10.3 TSP shall not be liable pursuant to the contract for any loss of profit or goodwill or from any type of indirect, incidental, special consequential or exemplary loss, damage costs or expenses.
11. LIMITATION OF LIABILITY
11.1 Where any court or arbitrator determines that any part of Clause 10 above is, for whatever reason, unenforceable, TSP shall be liable for all loss or damage suffered by the Customer but in an amount not exceeding the contract price.
11.2 Nothing contained in these Terms and Conditions shall be construed so as to limit or exclude the liability of TSP for death or personal injury as a result of TSP’s negligence or that of its employees or agents.

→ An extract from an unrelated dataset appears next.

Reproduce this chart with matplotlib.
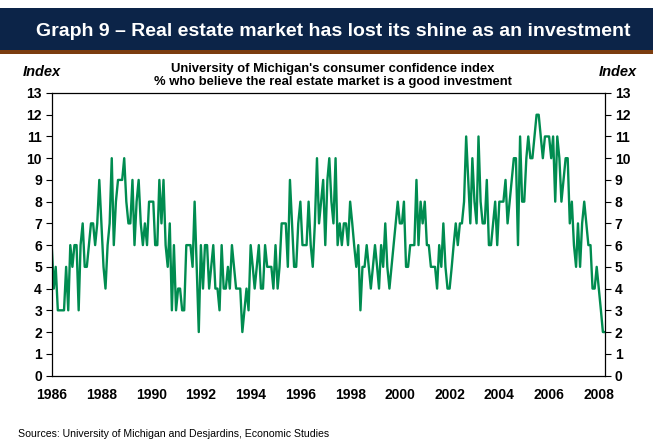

12. INTELLECTUAL PROPERTY RIGHTS
All Intellectual Property Rights produced from or arising as a result of the performance of this Agreement shall, so far as not already vested, become the absolute property of TSP, and the Customer shall do all that is reasonably necessary to ensure that such rights vest in TSP by the execution of appropriate instruments or the making of agreements with third parties.
13. FORCE MAJEURE
TSP shall not be liable for any delay or failure to perform any of its obligations if the delay or failure results from events or circumstances outside its reasonable control, including but not limited to acts of God, strikes, lock outs, accidents, war, fire, breakdown of plant or machinery or shortage or unavailability of Goods from the source of supply, and TSP shall be entitled to a reasonable extension of its obligations. If the delay persists for such time as TSP considers unreasonable, it may, without liability on its part, terminate the contract.
14. RELATIONSHIP OF PARTIES
Nothing contained in these Terms and Conditions shall be construed as establishing or implying any partnership or joint venture between the parties and nothing in these Terms and Conditions shall be deemed to construe either of the parties as the agent of the other.
15. ASSIGNMENT AND SUB-CONTRACTING
The contract between the Customer and TSP for the sale of Goods shall not be assigned or transferred, nor the performance of any obligation sub-contracted, in either case by the Customer, without the prior written consent of TSP.
The failure by either party to enforce at any time or for any period any one or more of the Terms and Conditions herein shall not be a waiver of them or of the right at any time subsequently to enforce all Terms and Conditions of this Agreement.
If any term or provision of these Terms and Conditions is held invalid, illegal or unenforceable for any reason by any court of competent jurisdiction such provision shall be severed and the remainder of the provisions hereof shall continue in full force and effect as if these Terms and Conditions had been agreed with the invalid, illegal or unenforceable provision eliminated.
18. GOVERNING LAW AND JURISDICTION
This Agreement shall be governed by and construed in accordance with the law of England and the parties hereby submit to the exclusive jurisdiction of the English courts.